The process is a bit complex, so as an example, here's how it would work on your specific case. Since CarModel is defined as it is, its MRO is [CarModel, object].

1. super().__new__(cls) expands to super(CarModel, cls).__new__(cls), as described above.
2. super(CarModel, cls) is evaluated to yield a super object S.
3. Python fetches the attribute "__new__" on S (the equivalent of calling getattr(S, "__new__") in Python code).
4. Since S was created on the CarModel class, it considers the classes following CarModel in the MRO of CarModel, and finds "__new__" in the dict of the object class itself. Its value, a static method, has a __get__ method, which is called with the arguments None and cls. Since __new__ is a static method, its __get__ method simply returns the function as it is, unmodified. Therefore, super(CarModel, cls).__new__ is precisely the same as object.__new__.
5. The function obtained in the last step (that is, object.__new__) is called with the cls argument, where cls is probably CarModel, finally a new instance of the CarModel class.
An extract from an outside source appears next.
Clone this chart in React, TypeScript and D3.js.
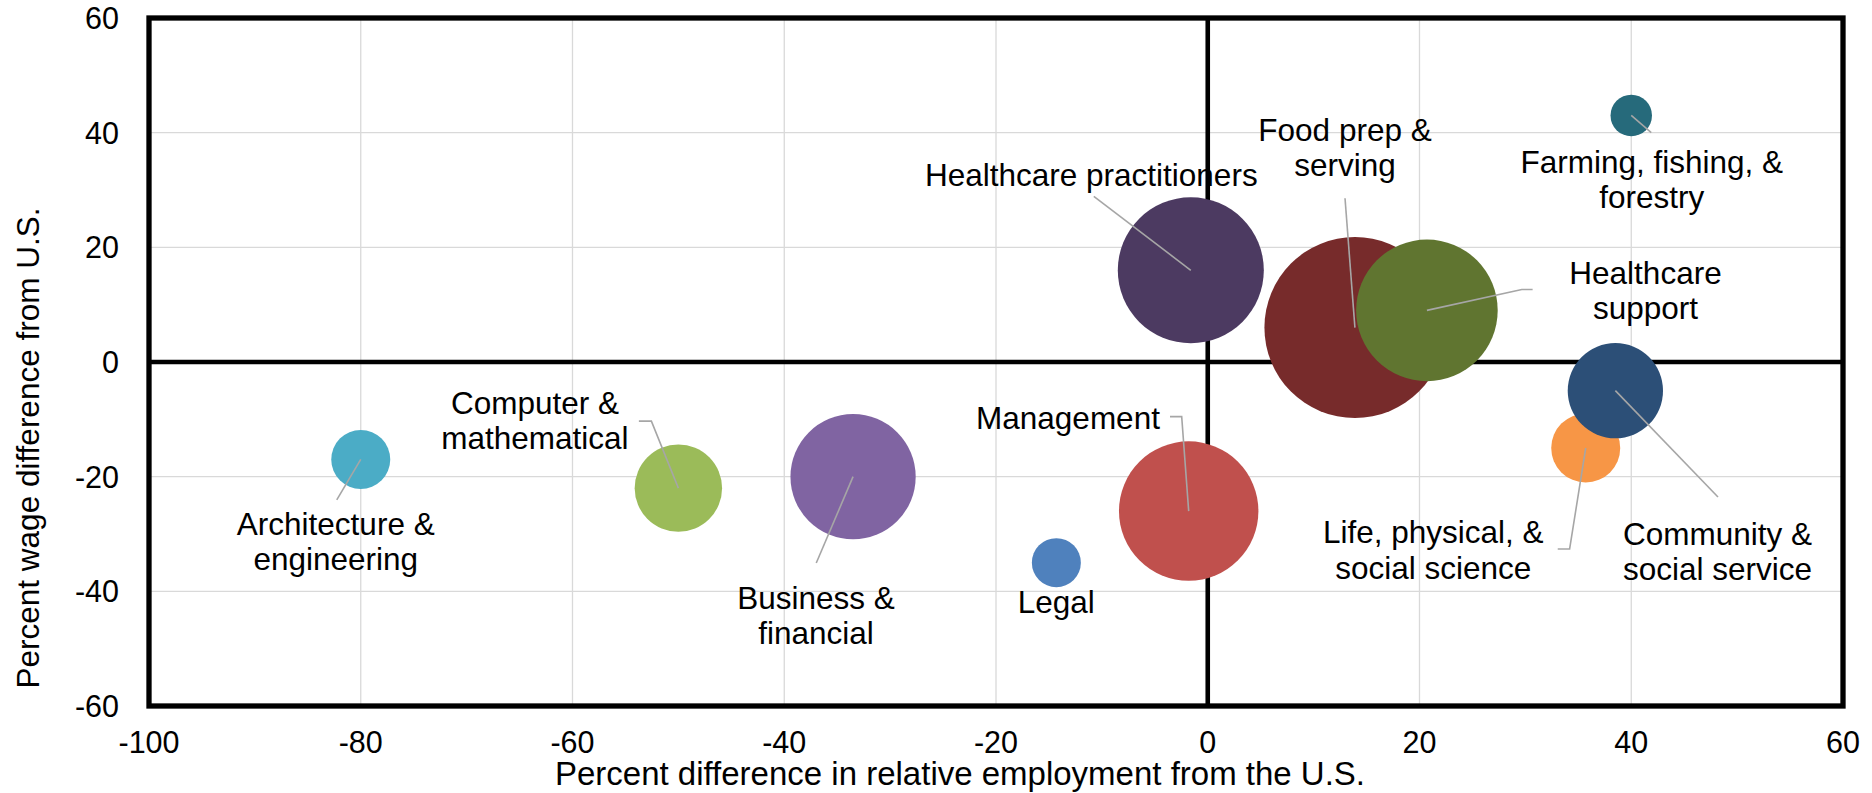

I hope that was at all understandable.

(For the sake of completeness, it should be mentioned that the actual __new__ function on the object class is not actually a static method, but a special built-in function that simply has no __get__ method at all, but since the __get__ method on static methods just return the function they were defined with, the effect is the same.)

Solution 2:

super() is used to reference the superclass (i.e. the parent class from which you are subclassing).

__new__ is a method that is invoked to create a new instance of the class, if it is defined.

Solution 3:

I believe, you are using Python3, where the super does not need to be provided with the same class name. Super refers to the Base classes of the current class and does the proper Method Resolution Order for you to invoke the method from the correct base class. __new__ is the method which is invoked to create an instance. It is the first step in the instance creation.

Solution 4:

I think part of this answer is confused about the relationship between __new__ and __init__. I was confused about this myself. Here's how to answer these kind of questions.

Before we begin it is important to note that defining __new__ always has an invisible/magic @classmethod decorator applied to it.

from inspect import signature # find function signature

class JustInit(object):
  def __init__(self, a):
    self.a = a

print("JustInit")
print(signature(JustInit.__new__))
print(signature(JustInit.__init__))

JustInit
(*args, **kwargs)
(self, a, b)

Well, that's not helpful. Let's inspect those *args and **kwargs by printing them and passing them through with super as suggested by @Dolda2000

class PrintNew(object):
  def __new__(cls, *args, **kwargs):
    print("new args:", args, "new kwargs:", kwargs)
    return super().__new__(cls, *args, **kwargs)

  def __init__(self, a):
    self.a = a

print("PrintNew")
print(signature(PrintNew.__new__))
print(signature(PrintNew.__init__))

pnew = PrintNew(42)
print(pnew.a)

Results in:

PrintNew
(cls, *args, **kwargs)
(self, a)
new args: (42,) new kwargs: {}
Traceback (most recent call last):
  File "/home/rett/notes/python/super_new.py", line 21, in <module>
    pnew = PrintNew(42)
  File "/home/rett/notes/python/super_new.py", line 12, in __new__
    return super().__new__(cls, *args, **kwargs)
TypeError: object.__new__() takes exactly one argument (the type to instantiate)

Wait... I thought the signature of new was *args, **kwargs... oh, the *args must really be just the cls?

While this is true, it is extremely important to point out that:

1. object only takes the cls variable (it doesn't really take *args/**kwargs)
2. your implementation of __new__ can take whatever values are passed to your __init__ and do whatever you want with them.
3. it seems like maybe __new__ returns a non-instantiated class, which then gets __init__ called on it.

With these theories, let's try again by replacing return super().__new__(cls, *args, **kwargs) with return super().__new__(cls)

It now behaves as expected:

PrintNew
(cls, *args, **kwargs)
(self, a)
new args: (42,) new kwargs: {}
42

This might give you some ideas on how you can do your implementation.